April Week 4

When the April winds are gusty along the California coast it is very difficult to capture all those beautiful wild flowers.  So one must consider very solid or stable nature subjects like rocks.  Fortunately the rocks I choose surfaced at low tide teaming with a variety of life clinging to them.

The Ochre Star is a wonderful subject at low tide and you will often see them near mussel beds since it is one of their sources of food.  I prefer mine steamed, thank you!  They can be orange or purple or brown. When the tide goes out, their skin and arms become stiff and hard, for protection from predators. Occasionally they will get stranded on the sand and then they can be easily moved into your “frame.” without hurting them.

Usually for low tide photography, as mentioned a couple of weeks ago, I like to carry as little equipment as possible so I don’t’ accidentally knock it into the water.  Often you need some sort of diffusion for tide pools to eliminate some of the reflections and glare on the water.
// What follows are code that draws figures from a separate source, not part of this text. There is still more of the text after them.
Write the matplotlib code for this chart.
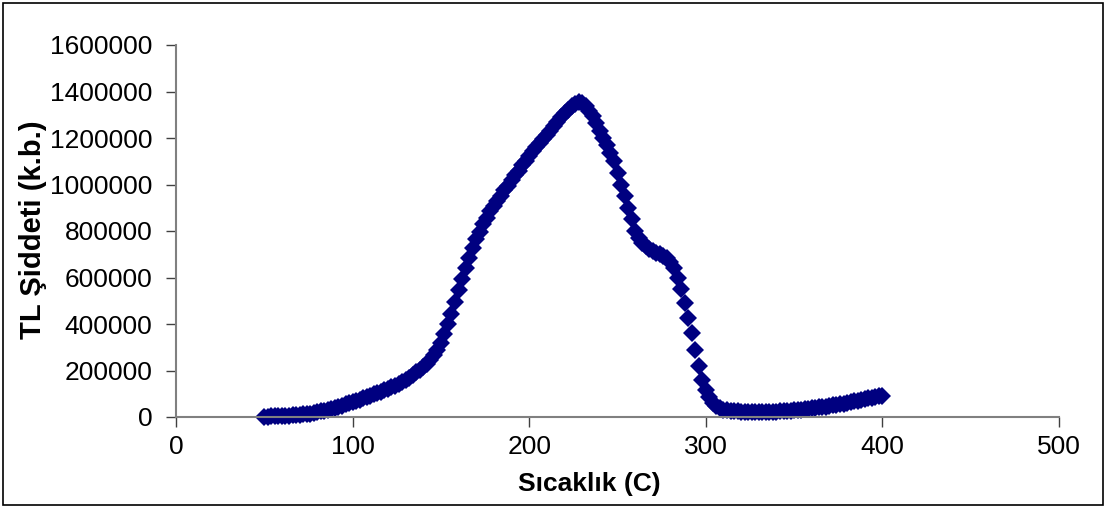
import matplotlib
matplotlib.use("Agg")
import matplotlib.pyplot as plt
from matplotlib.patches import Rectangle

# sicaklik (C), 2 derece adimla
sicaklik = list(range(50, 401, 2))

# TL siddeti (bin k.b.)
tl_bin = [
    2, 2, 3, 3, 4, 4, 5, 6, 7, 8,                       # 50-68
    9, 11, 13, 15, 18, 21, 24, 27, 31, 35,              # 70-88
    39, 44, 49, 55, 60, 65, 70, 75, 80, 86,             # 90-108
    92, 97, 103, 109, 115, 122, 128, 135, 142, 150,     # 110-128
    158, 168, 180, 192, 204, 216, 230, 247, 265, 287,   # 130-148
    318, 355, 400, 445, 495, 545, 595, 640, 685, 725,   # 150-168
    765, 795, 830, 857, 885, 908, 930, 950, 975, 995,   # 170-188
    1018, 1040, 1060, 1082, 1102, 1122, 1143, 1160, 1178, 1195,  # 190-208
    1212, 1228, 1250, 1270, 1290, 1308, 1322, 1336, 1348, 1355,  # 210-228
    1350, 1338, 1318, 1295, 1265, 1230, 1200, 1168, 1135, 1100,  # 230-248
    1050, 1000, 950, 900, 850, 800, 770, 750, 735, 722,          # 250-268
    714, 707, 700, 692, 683, 665, 640, 600, 550, 490,            # 270-288
    425, 360, 290, 220, 160, 115, 85, 62, 48, 38,                # 290-308
    32, 28, 26, 25, 24, 23, 22, 22, 22, 22,                      # 310-328
    22, 22, 22, 22, 23, 23, 24, 25, 26, 27,                      # 330-348
    28, 30, 31, 33, 35, 37, 39, 41, 43, 45,                      # 350-368
    48, 50, 53, 55, 58, 61, 64, 67, 70, 73,                      # 370-388
    77, 80, 83, 86, 89, 92,                                      # 390-400
]
tl = [v * 1000 for v in tl_bin]

x_ticks = [0, 100, 200, 300, 400, 500]
y_ticks = [0, 200000, 400000, 600000, 800000, 1000000, 1200000, 1400000, 1600000]

plt.rcParams["font.family"] = ["Liberation Sans", "DejaVu Sans"]

fig = plt.figure(figsize=(11.07, 5.08), dpi=100)
ax = fig.add_axes([176 / 1107, 91 / 508, (1059 - 176) / 1107, (417 - 45) / 508])

ax.plot(sicaklik, tl, linestyle="none", marker="D", markersize=9.5,
        color="#000080", markeredgewidth=0, clip_on=False)

ax.set_xlim(0, 500)
ax.set_ylim(0, 1600000)
ax.set_xticks(x_ticks)
ax.set_yticks(y_ticks)
ax.set_xticklabels([str(t) for t in x_ticks])
ax.set_yticklabels([str(t) for t in y_ticks])
ax.tick_params(axis="both", direction="out", length=7, width=1, color="#404040",
               labelsize=19)
ax.tick_params(axis="y", pad=10)
ax.tick_params(axis="x", pad=6)

for s in ["top", "right"]:
    ax.spines[s].set_visible(False)
for s in ["left", "bottom"]:
    ax.spines[s].set_color("#808080")
    ax.spines[s].set_linewidth(1.5)

fig.text(589 / 1107, 1 - 484 / 508, "Sıcaklık (C)", fontsize=19,
         fontweight="bold", ha="center", va="center")
fig.text(33 / 1107, 1 - 230 / 508, "TL Şiddeti (k.b.)", fontsize=21,
         fontweight="bold", ha="center", va="center", rotation=90)

fig.patches.append(Rectangle((3 / 1107, 3 / 508), 1100 / 1107, 502 / 508,
                             transform=fig.transFigure, fill=False,
                             edgecolor="black", linewidth=1.2))

fig.savefig("out.png", dpi=100)
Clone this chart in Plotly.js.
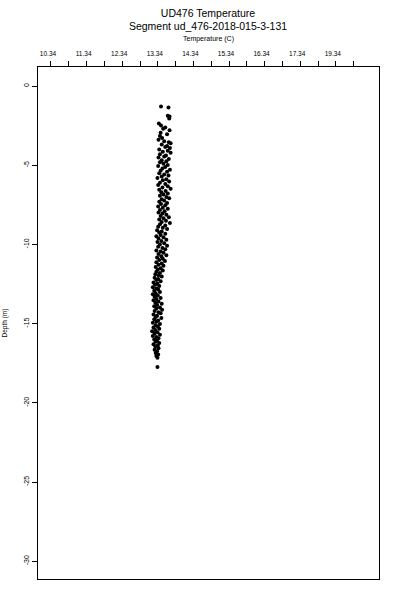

But if you arrive in the morning when the sun is still relatively low you might be able to get a good angle on a shallow tide pool. (As you see here).  Use your polarizing filter to reduce as much reflection as possible.  Look for shallow tide, perhaps where the sea star is not fully immersed.  The sun also gives the giant anemones their neon green look.  You get this angle best at being pretty low to the ground/water, so a gardening kneeler is helpful for your knees or tushie.

The giant green anemone is one of the most spectacular animals you can find in the tide pools along the Pacific coast. Giant green anemones live on the rocks of tide pools and in deep channels on exposed rocky shores. They can also be found on concrete pilings in open bays and harbors. From Alaska to Panama, these anemones flourish in the intertidal and sub tidal zones. These large anemones like to eat detached mussels, crabs, sea urchins and small fishes. Their predators include sea snails and sea spiders.

I also returned to a patch of Calla Lilies in Golden Gate Park.  Arriving at 6:45 AM it was still pretty calm, but by 7:30 they were really dancing in the breeze.  I wanted to keep my shot a Monochrome image so I just chose that setting on my camera.  Sometimes I de-saturate a colored image to get a black and white.  But this method is quick and you immediately see if it is working as a black and white.

With this image I wanted the edges to look as crisp as possible so in post possessing I applied the artistic filter “accentuate the edges.”

With all my images I ask, “Would I make this a print?”  I am not sure about this monochrome calla lily detail, so I will have to give it a try.